### Objective
Both boundary lines count: repeat, exactly and alone, the lines from the one containing "Clone this chart in matplotlib." to the one containing "y_ticks = [0, 20, 40, 60, 80, 100]", with pictures left out.

## start Task inputs

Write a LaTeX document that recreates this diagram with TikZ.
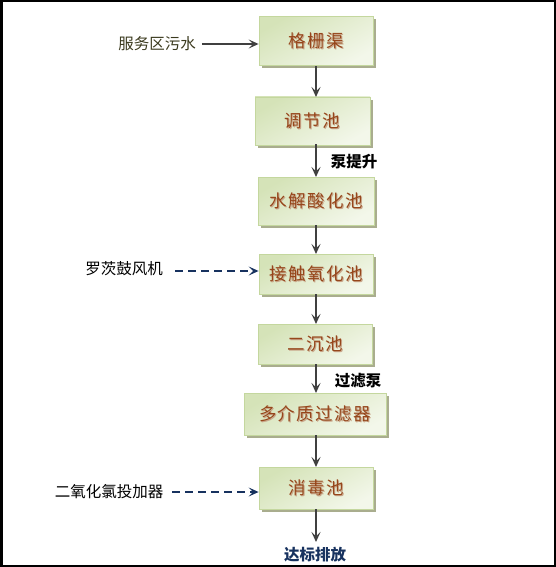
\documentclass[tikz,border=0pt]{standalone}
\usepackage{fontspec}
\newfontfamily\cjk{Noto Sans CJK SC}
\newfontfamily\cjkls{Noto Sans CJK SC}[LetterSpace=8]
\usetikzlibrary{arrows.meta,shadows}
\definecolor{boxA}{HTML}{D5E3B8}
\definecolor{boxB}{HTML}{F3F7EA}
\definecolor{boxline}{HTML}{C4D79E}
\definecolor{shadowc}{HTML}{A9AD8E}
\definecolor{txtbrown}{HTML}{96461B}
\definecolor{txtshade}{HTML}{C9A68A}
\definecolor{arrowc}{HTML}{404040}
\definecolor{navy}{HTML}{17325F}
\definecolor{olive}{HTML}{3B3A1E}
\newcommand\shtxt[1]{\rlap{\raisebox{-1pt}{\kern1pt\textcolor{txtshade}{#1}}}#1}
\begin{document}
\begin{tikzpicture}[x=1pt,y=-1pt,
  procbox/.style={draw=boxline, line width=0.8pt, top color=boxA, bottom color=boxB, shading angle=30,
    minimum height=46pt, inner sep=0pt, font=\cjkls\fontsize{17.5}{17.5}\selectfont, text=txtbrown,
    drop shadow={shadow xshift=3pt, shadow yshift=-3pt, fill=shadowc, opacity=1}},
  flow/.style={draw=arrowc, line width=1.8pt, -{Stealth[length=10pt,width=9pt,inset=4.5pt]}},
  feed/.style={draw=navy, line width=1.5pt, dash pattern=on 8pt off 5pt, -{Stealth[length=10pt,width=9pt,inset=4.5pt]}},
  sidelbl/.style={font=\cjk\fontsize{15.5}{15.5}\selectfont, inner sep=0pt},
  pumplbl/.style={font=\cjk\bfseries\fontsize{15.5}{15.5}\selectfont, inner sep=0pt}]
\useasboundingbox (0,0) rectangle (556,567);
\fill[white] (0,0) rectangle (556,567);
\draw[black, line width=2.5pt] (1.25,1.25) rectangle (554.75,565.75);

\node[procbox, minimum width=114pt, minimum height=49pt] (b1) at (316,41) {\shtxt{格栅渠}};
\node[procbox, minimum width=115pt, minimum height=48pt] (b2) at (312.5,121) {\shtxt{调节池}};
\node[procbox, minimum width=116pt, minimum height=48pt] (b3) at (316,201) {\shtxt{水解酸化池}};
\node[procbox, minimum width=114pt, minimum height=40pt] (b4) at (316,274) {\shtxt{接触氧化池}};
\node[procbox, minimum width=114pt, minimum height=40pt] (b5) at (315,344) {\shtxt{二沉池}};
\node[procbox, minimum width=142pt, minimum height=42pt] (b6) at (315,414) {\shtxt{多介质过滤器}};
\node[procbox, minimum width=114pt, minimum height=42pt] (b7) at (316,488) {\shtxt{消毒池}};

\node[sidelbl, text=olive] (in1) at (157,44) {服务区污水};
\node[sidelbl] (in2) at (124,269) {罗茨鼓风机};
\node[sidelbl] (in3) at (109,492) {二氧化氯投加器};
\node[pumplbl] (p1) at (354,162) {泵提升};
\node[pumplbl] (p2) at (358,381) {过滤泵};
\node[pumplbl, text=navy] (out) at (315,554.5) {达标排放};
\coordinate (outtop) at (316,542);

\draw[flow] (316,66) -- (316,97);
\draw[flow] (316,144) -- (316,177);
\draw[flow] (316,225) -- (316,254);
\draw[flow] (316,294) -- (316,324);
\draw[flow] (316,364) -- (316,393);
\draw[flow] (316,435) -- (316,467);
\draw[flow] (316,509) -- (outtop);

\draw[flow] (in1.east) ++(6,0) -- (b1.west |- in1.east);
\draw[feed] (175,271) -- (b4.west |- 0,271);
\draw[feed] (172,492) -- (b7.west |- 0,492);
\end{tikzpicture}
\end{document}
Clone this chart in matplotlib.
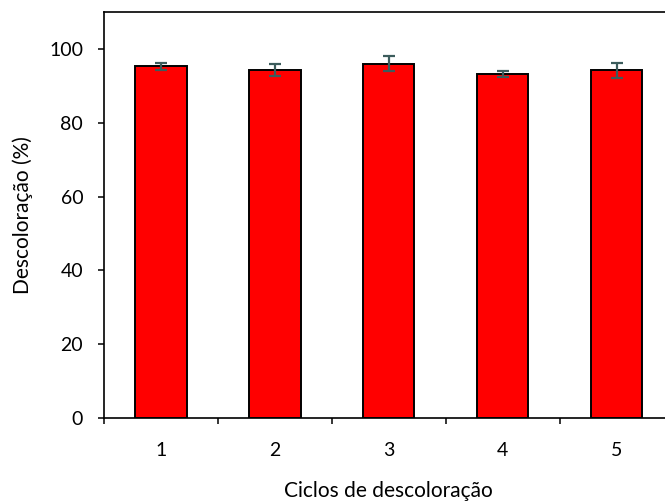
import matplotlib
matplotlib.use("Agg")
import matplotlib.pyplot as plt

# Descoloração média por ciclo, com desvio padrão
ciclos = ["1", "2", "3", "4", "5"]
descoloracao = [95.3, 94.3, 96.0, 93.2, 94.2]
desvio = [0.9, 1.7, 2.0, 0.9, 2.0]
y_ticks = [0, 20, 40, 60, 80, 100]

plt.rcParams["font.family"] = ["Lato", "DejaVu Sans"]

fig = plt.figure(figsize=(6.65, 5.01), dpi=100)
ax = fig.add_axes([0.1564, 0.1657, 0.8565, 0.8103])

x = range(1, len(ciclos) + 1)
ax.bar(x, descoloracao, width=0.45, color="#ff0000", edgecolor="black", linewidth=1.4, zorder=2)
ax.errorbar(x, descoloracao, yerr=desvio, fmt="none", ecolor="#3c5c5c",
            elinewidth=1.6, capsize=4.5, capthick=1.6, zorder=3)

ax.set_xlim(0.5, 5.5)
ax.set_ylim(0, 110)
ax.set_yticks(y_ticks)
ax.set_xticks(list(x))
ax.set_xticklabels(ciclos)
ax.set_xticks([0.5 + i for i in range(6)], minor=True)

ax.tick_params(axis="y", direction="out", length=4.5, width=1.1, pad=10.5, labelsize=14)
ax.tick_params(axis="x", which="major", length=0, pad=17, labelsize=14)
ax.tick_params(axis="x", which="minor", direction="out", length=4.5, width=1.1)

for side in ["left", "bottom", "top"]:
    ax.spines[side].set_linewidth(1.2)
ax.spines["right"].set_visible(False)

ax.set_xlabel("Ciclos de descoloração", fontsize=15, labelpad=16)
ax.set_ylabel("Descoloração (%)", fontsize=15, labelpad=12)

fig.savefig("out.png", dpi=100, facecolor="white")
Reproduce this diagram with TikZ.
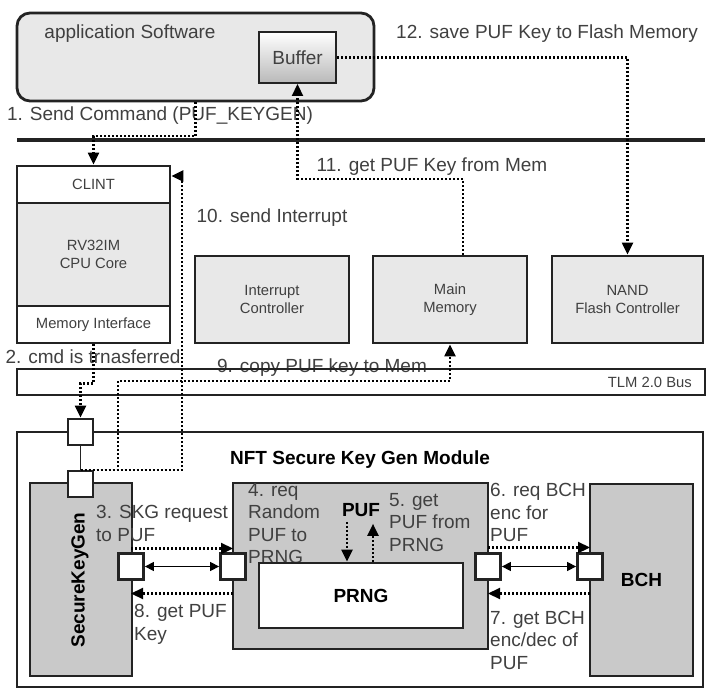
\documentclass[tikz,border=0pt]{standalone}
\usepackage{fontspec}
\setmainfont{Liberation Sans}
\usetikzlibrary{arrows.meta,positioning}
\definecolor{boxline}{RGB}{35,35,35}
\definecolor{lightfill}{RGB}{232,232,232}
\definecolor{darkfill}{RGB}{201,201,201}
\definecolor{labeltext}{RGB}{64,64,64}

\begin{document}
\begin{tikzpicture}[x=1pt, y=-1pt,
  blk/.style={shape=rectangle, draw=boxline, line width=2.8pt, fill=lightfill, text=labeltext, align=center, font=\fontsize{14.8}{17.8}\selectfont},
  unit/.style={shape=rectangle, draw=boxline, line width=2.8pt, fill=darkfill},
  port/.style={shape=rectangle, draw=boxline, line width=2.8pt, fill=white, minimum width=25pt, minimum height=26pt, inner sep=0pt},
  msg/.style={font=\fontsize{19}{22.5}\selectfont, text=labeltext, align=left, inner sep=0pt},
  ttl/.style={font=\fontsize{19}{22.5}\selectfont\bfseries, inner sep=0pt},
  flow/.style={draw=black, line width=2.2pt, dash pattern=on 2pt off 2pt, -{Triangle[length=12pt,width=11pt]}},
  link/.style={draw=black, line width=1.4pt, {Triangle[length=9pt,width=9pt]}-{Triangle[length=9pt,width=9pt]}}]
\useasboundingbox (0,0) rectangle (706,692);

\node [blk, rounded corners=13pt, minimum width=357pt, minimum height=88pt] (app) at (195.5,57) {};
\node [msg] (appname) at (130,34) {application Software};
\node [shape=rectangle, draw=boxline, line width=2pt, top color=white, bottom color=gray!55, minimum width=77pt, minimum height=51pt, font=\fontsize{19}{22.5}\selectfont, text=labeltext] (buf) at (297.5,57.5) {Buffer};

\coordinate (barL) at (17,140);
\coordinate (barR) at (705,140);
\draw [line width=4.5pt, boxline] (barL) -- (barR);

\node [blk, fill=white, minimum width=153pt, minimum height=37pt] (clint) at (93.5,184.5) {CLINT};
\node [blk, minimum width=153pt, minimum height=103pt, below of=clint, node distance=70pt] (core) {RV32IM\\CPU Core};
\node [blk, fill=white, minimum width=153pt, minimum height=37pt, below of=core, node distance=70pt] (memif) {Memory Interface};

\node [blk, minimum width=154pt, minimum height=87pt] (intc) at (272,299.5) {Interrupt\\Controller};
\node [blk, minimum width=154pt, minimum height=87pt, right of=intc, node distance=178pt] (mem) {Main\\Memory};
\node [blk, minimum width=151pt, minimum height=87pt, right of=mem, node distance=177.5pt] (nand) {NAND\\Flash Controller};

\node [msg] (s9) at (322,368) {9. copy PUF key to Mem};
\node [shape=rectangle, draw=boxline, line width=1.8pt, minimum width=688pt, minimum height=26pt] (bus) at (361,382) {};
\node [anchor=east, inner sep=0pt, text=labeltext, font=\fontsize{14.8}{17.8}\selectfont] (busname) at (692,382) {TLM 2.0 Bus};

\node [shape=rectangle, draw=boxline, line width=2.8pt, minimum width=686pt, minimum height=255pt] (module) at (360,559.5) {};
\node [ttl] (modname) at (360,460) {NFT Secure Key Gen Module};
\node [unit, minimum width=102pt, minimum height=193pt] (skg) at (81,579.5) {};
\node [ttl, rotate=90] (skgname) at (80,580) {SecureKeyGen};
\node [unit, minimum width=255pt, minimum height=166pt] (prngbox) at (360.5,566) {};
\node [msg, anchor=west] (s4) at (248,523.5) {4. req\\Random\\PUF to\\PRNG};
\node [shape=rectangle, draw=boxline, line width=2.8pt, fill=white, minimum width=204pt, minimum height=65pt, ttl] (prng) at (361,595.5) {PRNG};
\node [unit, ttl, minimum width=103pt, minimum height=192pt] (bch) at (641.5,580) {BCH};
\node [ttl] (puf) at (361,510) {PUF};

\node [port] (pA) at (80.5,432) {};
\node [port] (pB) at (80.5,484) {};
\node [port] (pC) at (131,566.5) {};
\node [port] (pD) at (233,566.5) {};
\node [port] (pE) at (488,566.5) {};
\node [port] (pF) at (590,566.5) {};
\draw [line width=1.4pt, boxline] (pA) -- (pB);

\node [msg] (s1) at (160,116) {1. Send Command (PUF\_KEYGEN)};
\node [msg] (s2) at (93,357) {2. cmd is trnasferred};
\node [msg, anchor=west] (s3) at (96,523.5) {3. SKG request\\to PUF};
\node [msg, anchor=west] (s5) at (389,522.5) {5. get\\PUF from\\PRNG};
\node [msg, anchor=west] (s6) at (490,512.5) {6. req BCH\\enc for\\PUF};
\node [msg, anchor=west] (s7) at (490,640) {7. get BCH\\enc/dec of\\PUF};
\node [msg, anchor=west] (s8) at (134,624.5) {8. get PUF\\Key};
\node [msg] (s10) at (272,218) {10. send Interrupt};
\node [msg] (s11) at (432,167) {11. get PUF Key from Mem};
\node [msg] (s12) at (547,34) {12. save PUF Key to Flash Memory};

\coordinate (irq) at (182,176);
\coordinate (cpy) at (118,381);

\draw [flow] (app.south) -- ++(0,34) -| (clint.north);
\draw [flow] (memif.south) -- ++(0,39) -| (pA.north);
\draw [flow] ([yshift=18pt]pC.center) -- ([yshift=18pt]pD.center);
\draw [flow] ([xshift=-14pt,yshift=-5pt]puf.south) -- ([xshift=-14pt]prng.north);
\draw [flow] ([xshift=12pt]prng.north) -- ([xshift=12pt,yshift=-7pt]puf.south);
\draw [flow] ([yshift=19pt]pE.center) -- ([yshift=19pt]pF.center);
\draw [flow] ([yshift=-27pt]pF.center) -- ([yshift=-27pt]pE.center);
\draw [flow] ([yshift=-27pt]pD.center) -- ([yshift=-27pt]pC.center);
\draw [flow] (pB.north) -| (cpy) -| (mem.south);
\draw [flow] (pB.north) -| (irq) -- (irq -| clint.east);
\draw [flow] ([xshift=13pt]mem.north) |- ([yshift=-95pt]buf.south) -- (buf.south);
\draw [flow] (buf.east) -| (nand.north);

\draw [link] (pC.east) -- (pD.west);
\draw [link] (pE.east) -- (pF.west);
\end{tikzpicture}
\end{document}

## end Task inputs

### Answer
Clone this chart in matplotlib.
import matplotlib
matplotlib.use("Agg")
import matplotlib.pyplot as plt

# Descoloração média por ciclo, com desvio padrão
ciclos = ["1", "2", "3", "4", "5"]
descoloracao = [95.3, 94.3, 96.0, 93.2, 94.2]
desvio = [0.9, 1.7, 2.0, 0.9, 2.0]
y_ticks = [0, 20, 40, 60, 80, 100]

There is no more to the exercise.